#### Source material
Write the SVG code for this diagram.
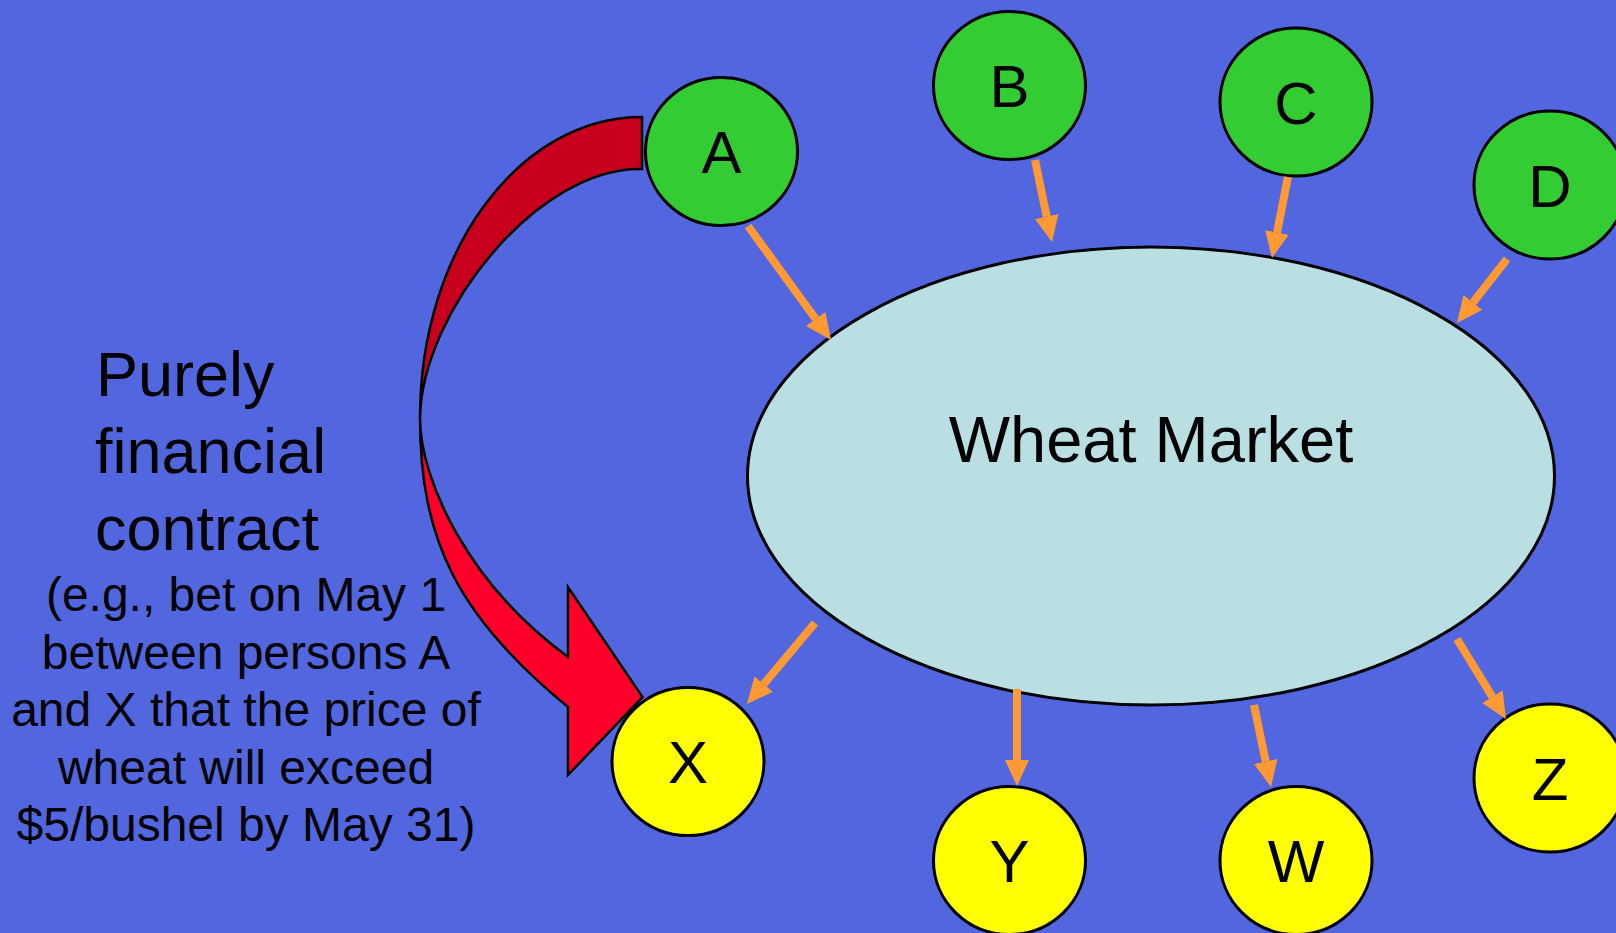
<svg xmlns="http://www.w3.org/2000/svg" width="1616" height="933" viewBox="0 0 1616 933">
<style>
.bg{fill:#5267DF}
.g{fill:#33CC33;stroke:#000;stroke-width:3}
.y{fill:#FFFF00;stroke:#000;stroke-width:3}
.lbl{font-family:"Liberation Sans",Arial,sans-serif;font-size:60px;fill:#000;text-anchor:middle}
.big{font-family:"Liberation Sans",Arial,sans-serif;font-size:63px;fill:#000}
.small{font-family:"Liberation Sans",Arial,sans-serif;font-size:48px;fill:#000;text-anchor:middle}
.con{stroke:#FF9933;stroke-width:8;fill:none;marker-end:url(#ah)}
</style>
<defs>
<marker id="ah" viewBox="0 0 26 24" refX="0" refY="12" markerUnits="userSpaceOnUse" markerWidth="26" markerHeight="24" orient="auto">
<path d="M0,0 L26,12 L0,24 Z" fill="#FF9933"/>
</marker>
</defs>
<rect class="bg" x="0" y="0" width="1616" height="933"/>
<g id="market">
<ellipse cx="1151" cy="476" rx="403.5" ry="229" fill="#B9DFE3" stroke="#000" stroke-width="3"/>
<text class="lbl" x="1151" y="462" style="font-size:65px">Wheat Market</text>
</g>
<g id="contract-arrow" stroke="#000" stroke-width="2.5" stroke-linejoin="miter">
<path d="M642,117 C519.5,117 420,250 420,418 C422,310 540,166 642,169 Z" fill="#C8001E"/>
<path d="M420,418 C420,480 468,584 568,657 L568,587 L642.5,697 L568,775 L568,707 C458,617 420,540 420,418 Z" fill="#FF002B"/>
</g>
<g id="node-A"><ellipse class="g" cx="721.5" cy="151.5" rx="76" ry="74"/><text class="lbl" x="721.5" y="173">A</text></g>
<g id="node-B"><ellipse class="g" cx="1009.5" cy="85.5" rx="76" ry="74"/><text class="lbl" x="1009.5" y="107">B</text></g>
<g id="node-C"><ellipse class="g" cx="1296" cy="102" rx="76" ry="74"/><text class="lbl" x="1296" y="124">C</text></g>
<g id="node-D"><ellipse class="g" cx="1550" cy="185" rx="76" ry="74"/><text class="lbl" x="1550" y="207">D</text></g>
<g id="node-X"><ellipse class="y" cx="688" cy="761.5" rx="76" ry="74"/><text class="lbl" x="688" y="783">X</text></g>
<g id="node-Y"><ellipse class="y" cx="1009.5" cy="860.5" rx="76" ry="74"/><text class="lbl" x="1009.5" y="882">Y</text></g>
<g id="node-W"><ellipse class="y" cx="1296" cy="860.5" rx="76" ry="74"/><text class="lbl" x="1296" y="882">W</text></g>
<g id="node-Z"><ellipse class="y" cx="1550" cy="778" rx="76" ry="74"/><text class="lbl" x="1550" y="800">Z</text></g>
<g id="connectors">
<line class="con" x1="748" y1="226" x2="815.7" y2="319"/>
<line class="con" x1="1035" y1="160" x2="1046.7" y2="216.5"/>
<line class="con" x1="1288" y1="177" x2="1277" y2="232.5"/>
<line class="con" x1="1507" y1="259" x2="1473" y2="302.5"/>
<line class="con" x1="815" y1="623" x2="763.7" y2="684.1"/>
<line class="con" x1="1017" y1="689" x2="1017" y2="760"/>
<line class="con" x1="1254" y1="705" x2="1265.7" y2="761.5"/>
<line class="con" x1="1457" y1="639" x2="1492.4" y2="696.8"/>
</g>
<g id="caption">
<text class="big" x="96" y="395.5">Purely</text>
<text class="big" x="95" y="472.5">financial</text>
<text class="big" x="95" y="549.5">contract</text>
<text class="small" x="246" y="611">(e.g., bet on May 1</text>
<text class="small" x="246" y="668.5">between persons A</text>
<text class="small" x="246" y="726">and X that the price of</text>
<text class="small" x="246" y="783.5">wheat will exceed</text>
<text class="small" x="246" y="841">$5/bushel by May 31)</text>
</g>
</svg>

#### Goal
Output each line exactly; omit every picture.

#### The answer
Write the SVG code for this diagram.
<svg xmlns="http://www.w3.org/2000/svg" width="1616" height="933" viewBox="0 0 1616 933">
<style>
.bg{fill:#5267DF}
.g{fill:#33CC33;stroke:#000;stroke-width:3}
.y{fill:#FFFF00;stroke:#000;stroke-width:3}
.lbl{font-family:"Liberation Sans",Arial,sans-serif;font-size:60px;fill:#000;text-anchor:middle}
.big{font-family:"Liberation Sans",Arial,sans-serif;font-size:63px;fill:#000}
.small{font-family:"Liberation Sans",Arial,sans-serif;font-size:48px;fill:#000;text-anchor:middle}
.con{stroke:#FF9933;stroke-width:8;fill:none;marker-end:url(#ah)}
</style>
<defs>
<marker id="ah" viewBox="0 0 26 24" refX="0" refY="12" markerUnits="userSpaceOnUse" markerWidth="26" markerHeight="24" orient="auto">
<path d="M0,0 L26,12 L0,24 Z" fill="#FF9933"/>
</marker>
</defs>
<rect class="bg" x="0" y="0" width="1616" height="933"/>
<g id="market">
<ellipse cx="1151" cy="476" rx="403.5" ry="229" fill="#B9DFE3" stroke="#000" stroke-width="3"/>
<text class="lbl" x="1151" y="462" style="font-size:65px">Wheat Market</text>
</g>
<g id="contract-arrow" stroke="#000" stroke-width="2.5" stroke-linejoin="miter">
<path d="M642,117 C519.5,117 420,250 420,418 C422,310 540,166 642,169 Z" fill="#C8001E"/>
<path d="M420,418 C420,480 468,584 568,657 L568,587 L642.5,697 L568,775 L568,707 C458,617 420,540 420,418 Z" fill="#FF002B"/>
</g>
<g id="node-A"><ellipse class="g" cx="721.5" cy="151.5" rx="76" ry="74"/><text class="lbl" x="721.5" y="173">A</text></g>
<g id="node-B"><ellipse class="g" cx="1009.5" cy="85.5" rx="76" ry="74"/><text class="lbl" x="1009.5" y="107">B</text></g>
<g id="node-C"><ellipse class="g" cx="1296" cy="102" rx="76" ry="74"/><text class="lbl" x="1296" y="124">C</text></g>
<g id="node-D"><ellipse class="g" cx="1550" cy="185" rx="76" ry="74"/><text class="lbl" x="1550" y="207">D</text></g>
<g id="node-X"><ellipse class="y" cx="688" cy="761.5" rx="76" ry="74"/><text class="lbl" x="688" y="783">X</text></g>
<g id="node-Y"><ellipse class="y" cx="1009.5" cy="860.5" rx="76" ry="74"/><text class="lbl" x="1009.5" y="882">Y</text></g>
<g id="node-W"><ellipse class="y" cx="1296" cy="860.5" rx="76" ry="74"/><text class="lbl" x="1296" y="882">W</text></g>
<g id="node-Z"><ellipse class="y" cx="1550" cy="778" rx="76" ry="74"/><text class="lbl" x="1550" y="800">Z</text></g>
<g id="connectors">
<line class="con" x1="748" y1="226" x2="815.7" y2="319"/>
<line class="con" x1="1035" y1="160" x2="1046.7" y2="216.5"/>
<line class="con" x1="1288" y1="177" x2="1277" y2="232.5"/>
<line class="con" x1="1507" y1="259" x2="1473" y2="302.5"/>
<line class="con" x1="815" y1="623" x2="763.7" y2="684.1"/>
<line class="con" x1="1017" y1="689" x2="1017" y2="760"/>
<line class="con" x1="1254" y1="705" x2="1265.7" y2="761.5"/>
<line class="con" x1="1457" y1="639" x2="1492.4" y2="696.8"/>
</g>
<g id="caption">
<text class="big" x="96" y="395.5">Purely</text>
<text class="big" x="95" y="472.5">financial</text>
<text class="big" x="95" y="549.5">contract</text>
<text class="small" x="246" y="611">(e.g., bet on May 1</text>
<text class="small" x="246" y="668.5">between persons A</text>
<text class="small" x="246" y="726">and X that the price of</text>
<text class="small" x="246" y="783.5">wheat will exceed</text>
<text class="small" x="246" y="841">$5/bushel by May 31)</text>
</g>
</svg>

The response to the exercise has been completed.